Some rules of clustering would be:
* every element should be assigned to a cluster
* every cluster should contain at least one element
In addition to these 2 obvious rules, we need to define how to handle the relationships between the elements and clusters.  
We have more ways to do so, and we will discuss each of them now.

#### Approach #1:

We use the euclidean distance to measure the similarity between two sets of answers. In order to transform it into a probability that can be used, we can define a Predicate:

In [6]:
Sim = ltn.Predicate.Lambda(
    lambda args: tf.exp(-1.*tf.sqrt(tf.reduce_sum(tf.square(args[0]-args[1]),axis=1)))
)

Next, we define the following rules (axioms):
* x and y are two variables from the current batch
* for each variable x, there exists a cluster that contains x
* for each cluster, there exists a variable x that is a part of the cluster
* for all variables x and y, the amount of similarity between x and y determines (implies) if the x and y are in the same cluster (x in cluster <=> y in cluster)
In the end, we need to return how much these conditions hold.

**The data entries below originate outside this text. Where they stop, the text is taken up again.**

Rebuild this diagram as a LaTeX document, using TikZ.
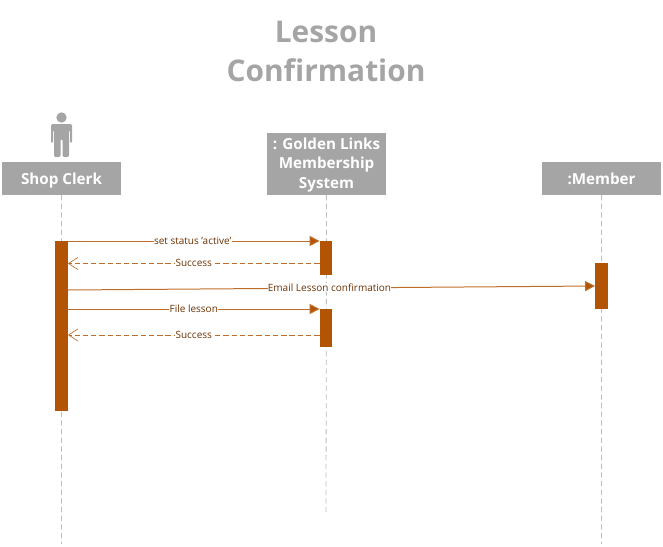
\documentclass[tikz,border=0pt]{standalone}
\usepackage{fontspec}
\setmainfont{Open Sans}
\usetikzlibrary{arrows.meta}
\definecolor{boxgray}{HTML}{A5A5A5}
\definecolor{rust}{HTML}{B35404}
\definecolor{msgtext}{HTML}{6E3306}
\definecolor{lineg}{HTML}{BDBDBD}
\tikzset{
  headbox/.style={fill=boxgray,draw=none,text=white,font=\fontsize{11.4}{14.8}\selectfont\bfseries,align=center,inner sep=0pt,outer sep=0pt,anchor=north west},
  bar/.style={fill=rust,draw=none,inner sep=0pt,outer sep=0pt,minimum width=9.6pt,anchor=north},
  life/.style={draw=lineg,line width=0.6pt,dash pattern=on 4pt off 2.5pt},
  msg/.style={draw=rust!85!white,line width=0.75pt,-{Triangle[length=7.5pt,width=7.5pt,fill=rust]}},
  ret/.style={draw=rust!85!white,line width=0.5pt,dash pattern=on 4pt off 2.2pt,-{Straight Barb[length=7pt,width=9pt,line width=0.5pt]}},
  lab/.style={fill=white,text=msgtext,font=\fontsize{7.5}{9}\selectfont,inner sep=0.2pt,yshift=0.3pt},
}
\begin{document}
\begin{tikzpicture}[x=0.75pt,y=-0.75pt]
\useasboundingbox (0,0) rectangle (663,546);
\node[text=boxgray,font=\fontsize{22.4}{29.4}\selectfont\bfseries,align=center] (title) at (326,51.5) {Lesson\\Confirmation};
% actor
\fill[boxgray] (61.5,117.5) circle (5.2);
\fill[boxgray,rounded corners=1pt] (51,124) -- (72,124) -- (72,143) -- (70,143) -- (70,130) -- (69,130) -- (69,157) -- (62.5,157) -- (62.5,139) -- (60.5,139) -- (60.5,157) -- (54,157) -- (54,130) -- (53,130) -- (53,143) -- (51,143) -- cycle;
% heads
\node[headbox,minimum width=89.3pt,minimum height=24.7pt] (clerk) at (2,162) {\raisebox{-1pt}[7pt][0pt]{Shop Clerk}};
\node[headbox,minimum width=89.3pt,minimum height=46.5pt] (golden) at (267,133) {\rule{0pt}{10pt}: Golden Links\\Membership\\System};
\node[headbox,minimum width=89.3pt,minimum height=24.7pt] (member) at (542,162) {:Member};
% lifeline ends
\coordinate (clerkend) at (61.5,544);
\coordinate (goldenend) at (326,512);
\coordinate (memberend) at (601.5,544);
\draw[life] (clerk.south) -- (clerkend);
\draw[life] (golden.south) -- (goldenend);
\draw[life] (member.south) -- (memberend);
% bars
\node[bar,minimum height=127.5pt] (b1) at (61.5,241) {};
\node[bar,minimum height=25.5pt] (b2) at (326,241) {};
\node[bar,minimum height=29.2pt] (b3) at (326,308.5) {};
\node[bar,minimum height=34.5pt] (b4) at (601.5,263) {};
% messages
\coordinate (m1a) at (b1.east |- 0,241);
\coordinate (m1b) at (b2.west |- 0,241);
\draw[msg] (m1a) -- node[lab,xshift=-0.8pt]{set status 'active'} (m1b);
\coordinate (m2a) at (b2.west |- 0,263.5);
\coordinate (m2b) at (b1.east |- 0,263.5);
\draw[ret] (m2a) -- node[lab]{Success} (m2b);
\coordinate (m3a) at (b1.east |- 0,290);
\coordinate (m3b) at (b4.west |- 0,286);
\draw[msg] (m3a) -- node[lab,xshift=-1.5pt]{Email Lesson confirmation} (m3b);
\coordinate (m4a) at (b1.east |- 0,309);
\coordinate (m4b) at (b3.west |- 0,309);
\draw[msg] (m4a) -- node[lab]{File lesson} (m4b);
\coordinate (m5a) at (b3.west |- 0,335);
\coordinate (m5b) at (b1.east |- 0,335);
\draw[ret] (m5a) -- node[lab]{Success} (m5b);
\end{tikzpicture}
\end{document}
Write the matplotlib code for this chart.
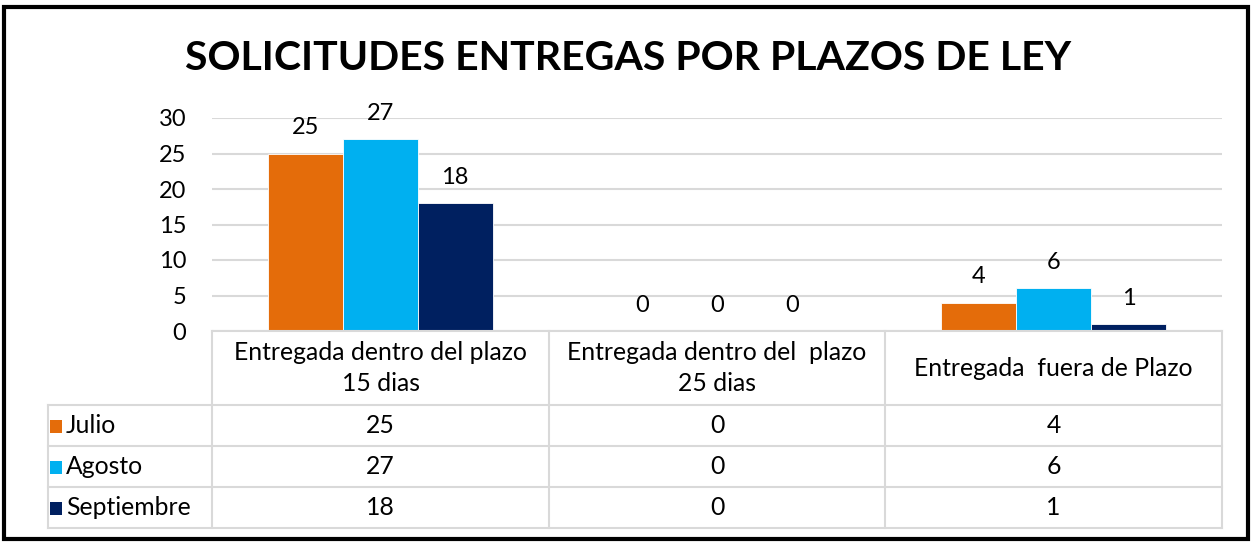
import matplotlib
matplotlib.use("Agg")
import matplotlib.pyplot as plt
from matplotlib.lines import Line2D
from matplotlib.patches import Rectangle
import numpy as np

plt.rcParams['font.family'] = ['Lato', 'DejaVu Sans']

title = "SOLICITUDES ENTREGAS POR PLAZOS DE LEY"
categories = ["Entregada dentro del plazo\n15 dias",
              "Entregada dentro del  plazo\n25 dias",
              "Entregada  fuera de Plazo"]
series_names = ["Julio", "Agosto", "Septiembre"]
julio = [25, 0, 4]
agosto = [27, 0, 6]
septiembre = [18, 0, 1]
yticks = [0, 5, 10, 15, 20, 25, 30]
colors = ["#E46C0A", "#00B0F0", "#002060"]

W, H = 1252, 543
fig = plt.figure(figsize=(W / 100, H / 100), dpi=100)

def fx(x):
    return x / W

def fy(y):
    return 1 - y / H

FS = 17
TFS = 17.8

# plot area in pixels
L, R, T, B = 212, 1222, 118, 331
ax = fig.add_axes([fx(L), fy(B), fx(R) - fx(L), fy(T) - fy(B)])
ax.set_xlim(0, 3)
ax.set_ylim(0, 30)
ax.set_yticks(yticks)
ax.set_xticks([])
for s in ax.spines.values():
    s.set_visible(False)
ax.tick_params(axis='y', length=0, pad=18.5, labelsize=FS)
ax.grid(axis='y', color='#d9d9d9', lw=1.5)
ax.set_axisbelow(True)

data = [julio, agosto, septiembre]
bw = 0.667 / 3
x = np.arange(3) + 0.5
for i, (vals, c) in enumerate(zip(data, colors)):
    pos = x + (i - 1) * bw
    ax.bar(pos, vals, width=bw, color=c, edgecolor='white', linewidth=0.6, zorder=2)
    for xp, v in zip(pos, vals):
        ax.annotate(str(v), (xp, v), xytext=(0, 18.5), textcoords='offset points',
                    ha='center', va='center', fontsize=FS)

# title
fig.text(fx(628), fy(58), title, ha='center', va='center', fontsize=29.5,
         fontweight='bold')

# table
gc = '#d9d9d9'
lw = 1.5
cols = [L, 549, 885, R]
rows = [B, 405, 446, 487, 528]
TL = 48

def hline(x0, x1, y):
    fig.add_artist(Line2D([fx(x0), fx(x1)], [fy(y), fy(y)], color=gc, lw=lw))

def vline(x, y0, y1):
    fig.add_artist(Line2D([fx(x), fx(x)], [fy(y0), fy(y1)], color=gc, lw=lw))

hline(L, R, rows[0])
for y in rows[1:]:
    hline(TL, R, y)
for xc in cols:
    vline(xc, rows[0], rows[-1])
vline(TL, rows[1], rows[-1])

for j, cat in enumerate(categories):
    cx = (cols[j] + cols[j + 1]) / 2
    fig.text(fx(cx), fy((rows[0] + rows[1]) / 2), cat, ha='center', va='center',
             fontsize=TFS, linespacing=1.42)

for i, (name, vals, c) in enumerate(zip(series_names, data, colors)):
    cy = (rows[i + 1] + rows[i + 2]) / 2
    fig.add_artist(Rectangle((fx(50), fy(cy + 7)), fx(12), 13 / H,
                             facecolor=c, edgecolor='none'))
    fig.text(fx(66), fy(cy), name, ha='left', va='center', fontsize=TFS)
    for j, v in enumerate(vals):
        cx = (cols[j] + cols[j + 1]) / 2
        fig.text(fx(cx), fy(cy), str(v), ha='center', va='center', fontsize=TFS)

# outer border
fig.add_artist(Rectangle((fx(4), fy(539)), fx(1244), (539 - 7) / H, fill=False,
                         edgecolor='black', lw=3))

fig.savefig("out.png", dpi=100)
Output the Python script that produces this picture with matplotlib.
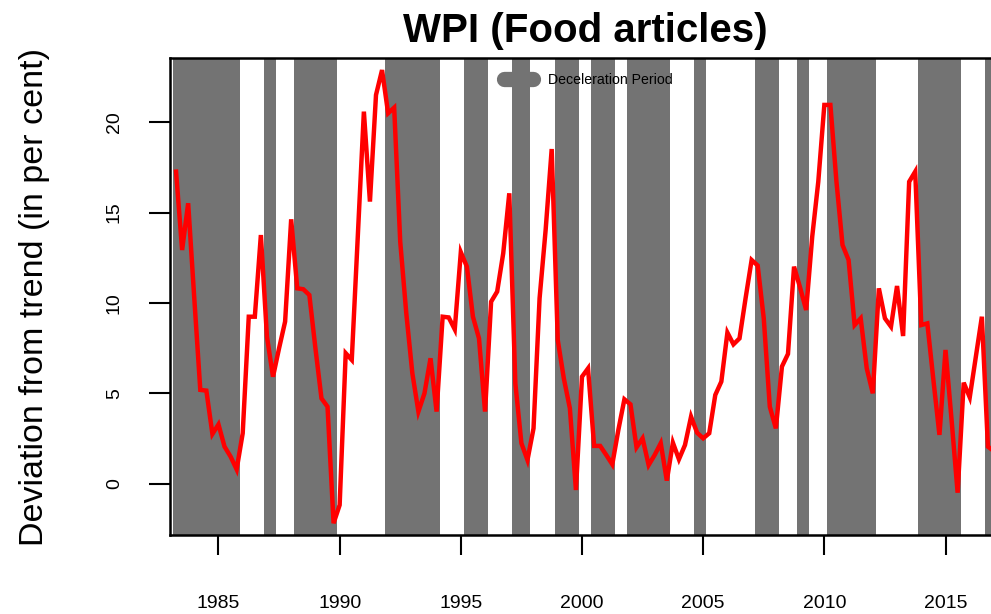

Translating these rules into code:

In [7]:
def axioms(p_exists, batch):
 
    x = ltn.Variable("x", batch)
    y = ltn.Variable("y", batch)    
 
    axioms = [
        Forall(x, Exists(cluster, C([x,cluster]),p=p_exists)),
        Forall(cluster, Exists(x, C([x,cluster]),p=p_exists)),
        Forall(
            [x, y, cluster],
            Implies( Sim([x, y]),
                    Equiv(C([x, cluster]),C([y, cluster]))
                    )
        )
    ]
    kb = formula_aggregator(axioms)
    sat = kb.tensor
    return sat


#### Approach #2: 

We will still use the euclidean distance. However, this time we don't transform it into a predicate. We will use however two more threshold distances that will help the network decide if two elements need to be in the same cluster or different clusters.  
We can also declare a predicate that turns the difference between two distances into a probability. 

In [8]:
eucl_dist = ltn.Function.Lambda(lambda inputs: tf.expand_dims(tf.norm(inputs[0]-inputs[1],axis=1),axis=1))
is_greater_than = ltn.Predicate.Lambda(lambda inputs: inputs[0] > inputs[1])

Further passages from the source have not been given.